**Exercise directions**
Return each line of the data below verbatim; pictures are to be left out.
--------------------------------
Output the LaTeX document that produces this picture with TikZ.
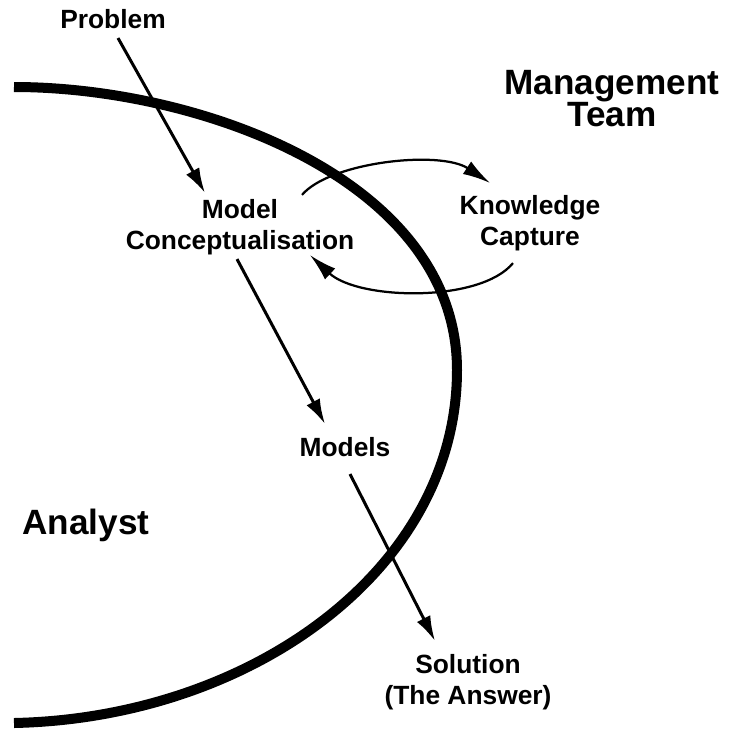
\documentclass[tikz,border=0pt]{standalone}
\usepackage{fontspec}
\setmainfont{Liberation Sans}
\usetikzlibrary{arrows.meta, positioning, calc}

\begin{document}
\begin{tikzpicture}[x=0.02cm, y=-0.02cm,
        txt/.style={font=\fontsize{15}{17.6}\selectfont\bfseries, inner sep=0pt, align=center},
        bigtxt/.style={font=\fontsize{20}{18.2}\selectfont\bfseries, inner sep=0pt, align=center},
        flow/.style={line width=0.06cm, -{Latex[length=5mm, width=3mm]}},
        cyclearrow/.style={line width=0.045cm, -{Latex[length=5.5mm, width=3mm]}},
        boundary/.style={line width=0.2cm}]
        \useasboundingbox (0,0) rectangle (747,731);

        % Analyst / management boundary
        \draw[boundary] (14,87) .. controls (200,87) and (457,180) .. (457,370)
            .. controls (457,570) and (250,718) .. (14,723);

        % Labels
        \node[txt] (problem) at (113,19) {Problem};
        \node[bigtxt] (mgmt) at (612,99) {Management\\Team};
        \node[txt] (concept) at (240,227) {Model\\Conceptualisation};
        \node[txt] (know) at (530,223) {Knowledge\\Capture};
        \node[txt] (models) at (345,447) {Models};
        \node[txt] (solution) at (468,682) {Solution\\(The Answer)};
        \node[bigtxt] (analyst) at (86,525) {Analyst};

        % Modelling flow
        \draw[flow] ([shift={(5,9)}]problem.south) -- ([shift={(-35,-6)}]concept.north);
        \draw[flow] ([shift={(-3,4)}]concept.south) -- ([shift={(-20,-13)}]models.north);
        \draw[flow] ([shift={(5,17)}]models.south) -- ([shift={(-33,-13)}]solution.north);

        % Knowledge capture cycle
        \draw[cyclearrow] ([shift={(62,-4)}]concept.north)
            .. controls +(28,-33) and +(-50,-33) .. ([shift={(-40,-12)}]know.north);
        \draw[cyclearrow] ([shift={(-17,12)}]know.south)
            .. controls +(-33,40) and +(48,45) .. ([shift={(70,0)}]concept.south);
    \end{tikzpicture}
\end{document}
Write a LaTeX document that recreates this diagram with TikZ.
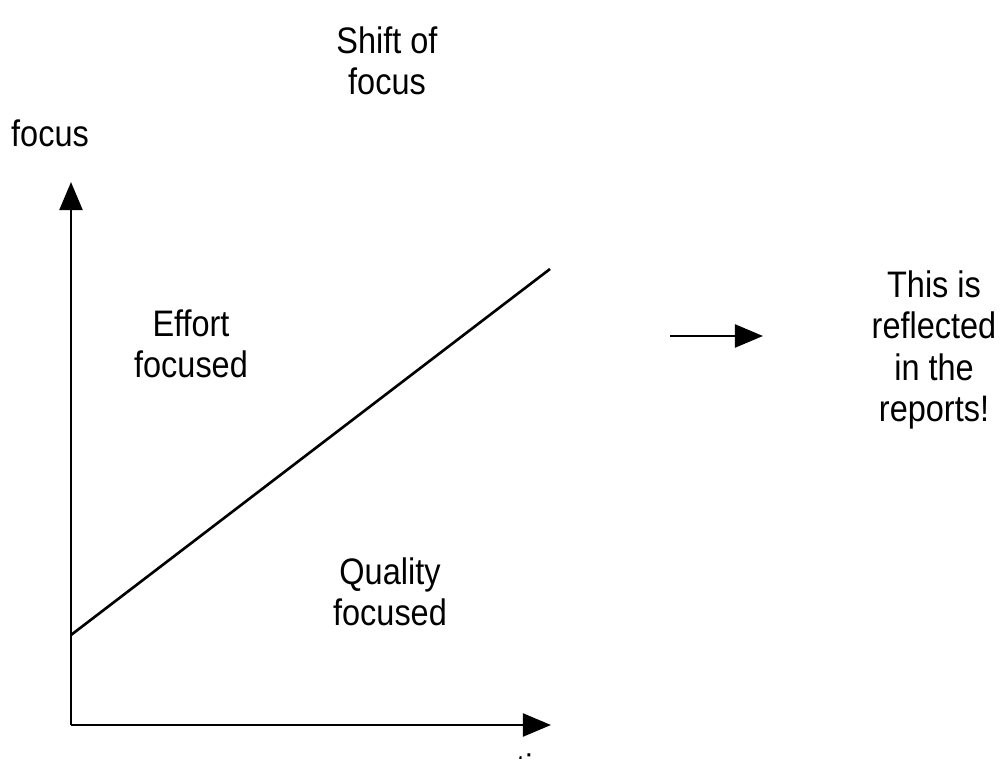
\documentclass[tikz,border=0pt]{standalone}
\usepackage{fontspec}
\setmainfont{Liberation Sans}[FakeStretch=0.88]
\usetikzlibrary{arrows.meta}
\begin{document}
\begin{tikzpicture}[x=0.02cm,y=-0.02cm,
  lbl/.style={align=center,font=\fontsize{21pt}{23.5pt}\selectfont,inner sep=0pt},
  axis/.style={line width=1.7pt,-{Triangle[length=16pt,width=13pt]}},
  ln/.style={line width=1.5pt}]
\useasboundingbox (0,0) rectangle (1000,759);
\coordinate (o) at (71,725);
\coordinate (ytip) at (71,182);
\coordinate (xtip) at (551,725);
\coordinate (d1) at (71,635);
\coordinate (d2) at (550,269);
\coordinate (a1) at (670,336);
\coordinate (a2) at (763,336);
\node[lbl] (title) at (387,61) {Shift of\\focus};
\node[lbl] (ylab) at (50,133) {focus};
\node[lbl,anchor=base] (xlab) at (547,780) {time};
\node[lbl] (effort) at (191,344) {Effort\\focused};
\node[lbl] (quality) at (390,592) {Quality\\focused};
\node[lbl] (note) at (934,350) {This is\\reflected\\in the\\reports!};
\draw[axis] (o) -- (ytip);
\draw[axis] (o) -- (xtip);
\draw[ln] (d1) -- (d2);
\draw[axis] (a1) -- (a2);
\end{tikzpicture}
\end{document}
--------------------------------
**Answer for the task**
Output the LaTeX document that produces this picture with TikZ.
\documentclass[tikz,border=0pt]{standalone}
\usepackage{fontspec}
\setmainfont{Liberation Sans}
\usetikzlibrary{arrows.meta, positioning, calc}

\begin{document}
\begin{tikzpicture}[x=0.02cm, y=-0.02cm,
        txt/.style={font=\fontsize{15}{17.6}\selectfont\bfseries, inner sep=0pt, align=center},
        bigtxt/.style={font=\fontsize{20}{18.2}\selectfont\bfseries, inner sep=0pt, align=center},
        flow/.style={line width=0.06cm, -{Latex[length=5mm, width=3mm]}},
        cyclearrow/.style={line width=0.045cm, -{Latex[length=5.5mm, width=3mm]}},
        boundary/.style={line width=0.2cm}]
        \useasboundingbox (0,0) rectangle (747,731);

        % Analyst / management boundary
        \draw[boundary] (14,87) .. controls (200,87) and (457,180) .. (457,370)
            .. controls (457,570) and (250,718) .. (14,723);

        % Labels
        \node[txt] (problem) at (113,19) {Problem};
        \node[bigtxt] (mgmt) at (612,99) {Management\\Team};
        \node[txt] (concept) at (240,227) {Model\\Conceptualisation};
        \node[txt] (know) at (530,223) {Knowledge\\Capture};
        \node[txt] (models) at (345,447) {Models};
        \node[txt] (solution) at (468,682) {Solution\\(The Answer)};
        \node[bigtxt] (analyst) at (86,525) {Analyst};

        % Modelling flow
        \draw[flow] ([shift={(5,9)}]problem.south) -- ([shift={(-35,-6)}]concept.north);
        \draw[flow] ([shift={(-3,4)}]concept.south) -- ([shift={(-20,-13)}]models.north);
        \draw[flow] ([shift={(5,17)}]models.south) -- ([shift={(-33,-13)}]solution.north);

        % Knowledge capture cycle
        \draw[cyclearrow] ([shift={(62,-4)}]concept.north)
            .. controls +(28,-33) and +(-50,-33) .. ([shift={(-40,-12)}]know.north);
        \draw[cyclearrow] ([shift={(-17,12)}]know.south)
            .. controls +(-33,40) and +(48,45) .. ([shift={(70,0)}]concept.south);
    \end{tikzpicture}
\end{document}
Write a LaTeX document that recreates this diagram with TikZ.
\documentclass[tikz,border=0pt]{standalone}
\usepackage{fontspec}
\setmainfont{Liberation Sans}[FakeStretch=0.88]
\usetikzlibrary{arrows.meta}
\begin{document}
\begin{tikzpicture}[x=0.02cm,y=-0.02cm,
  lbl/.style={align=center,font=\fontsize{21pt}{23.5pt}\selectfont,inner sep=0pt},
  axis/.style={line width=1.7pt,-{Triangle[length=16pt,width=13pt]}},
  ln/.style={line width=1.5pt}]
\useasboundingbox (0,0) rectangle (1000,759);
\coordinate (o) at (71,725);
\coordinate (ytip) at (71,182);
\coordinate (xtip) at (551,725);
\coordinate (d1) at (71,635);
\coordinate (d2) at (550,269);
\coordinate (a1) at (670,336);
\coordinate (a2) at (763,336);
\node[lbl] (title) at (387,61) {Shift of\\focus};
\node[lbl] (ylab) at (50,133) {focus};
\node[lbl,anchor=base] (xlab) at (547,780) {time};
\node[lbl] (effort) at (191,344) {Effort\\focused};
\node[lbl] (quality) at (390,592) {Quality\\focused};
\node[lbl] (note) at (934,350) {This is\\reflected\\in the\\reports!};
\draw[axis] (o) -- (ytip);
\draw[axis] (o) -- (xtip);
\draw[ln] (d1) -- (d2);
\draw[axis] (a1) -- (a2);
\end{tikzpicture}
\end{document}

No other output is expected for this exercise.